Искусство провоцирует пограничное состояние сознания, напряжение эмоций, рефлексию, преодолевающую реальность. Степень такого напряжения определяется сочетанием многих факторов: чувственность человека, природа художественного знака, внекультурный контекст...Запредельный, страшный по своей сути восторг вызывает описание умирающего города на фоне великой музыки: “Сохранились в моей памяти и другие переживания и впечатления от той ужасной зимы. Русские установили на всех перекрестках огромные громкоговорители. То, что они большую часть времени транслировали, было, вероятно, новостями и пропагандистскими речами. Но в перерывах звучала великолепная музыка. Когда темным вечером при ясном звездном небе я возвращался домой, казалось, что заснеженный и переливающийся ледяным мерцанием, как на рождественской открытке, город наполнен нездешними звуками концерта Баха для скрипок. Сказочный пейзаж и звучание скрипки Давида Ойстраха потрясали и завораживали. О, это не передать словами!
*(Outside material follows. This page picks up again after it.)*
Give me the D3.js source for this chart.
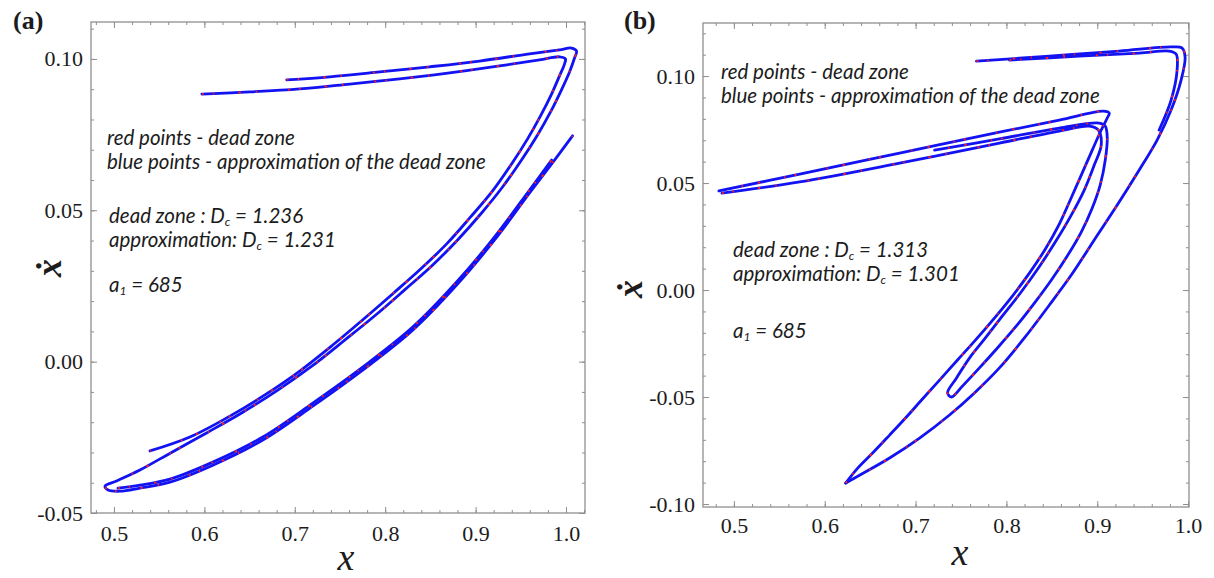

Я спешил от одного перекрестка к другому, чтобы ничего не пропустить, и в эти минуты верил в существование лучшего мира, в царство души, в котором есть место высшим ценностям. Музыка ясно говорила об этом. Но здесь и там на глаза попадались скорчившиеся фигуры замерзших людей - застывших лежа или сидя, будто окаменевших. Иногда запорошенных снегом. У этих людей не хватило сил добраться до теплого очага, или они отчаялись добыть пропитание и прекратили сопротивление. По большей части это были старики, но однажды я видел и замерзшего ребенка. Как было разобраться в этих противоречиях чувствительной натуре? Слишком велик был контраст между миром музыки и кенигсбергской действительностью.” Но и сам этот контраст становится в итоге культурным концептом, порождает размышления уже на следующем уровне обобщения. Закат Кенигсберга на фоне великой музыки - это трагическая картина отступления цивилизации и агрессии варварства в мировом масштабе, это грустное противоречие патриотизма и гуманности. Одновременно это личная судьба и пример выдержки и сохранения высоких человеческих качеств, преодоления страха смерти и осознание внутренней свободы и гармонии.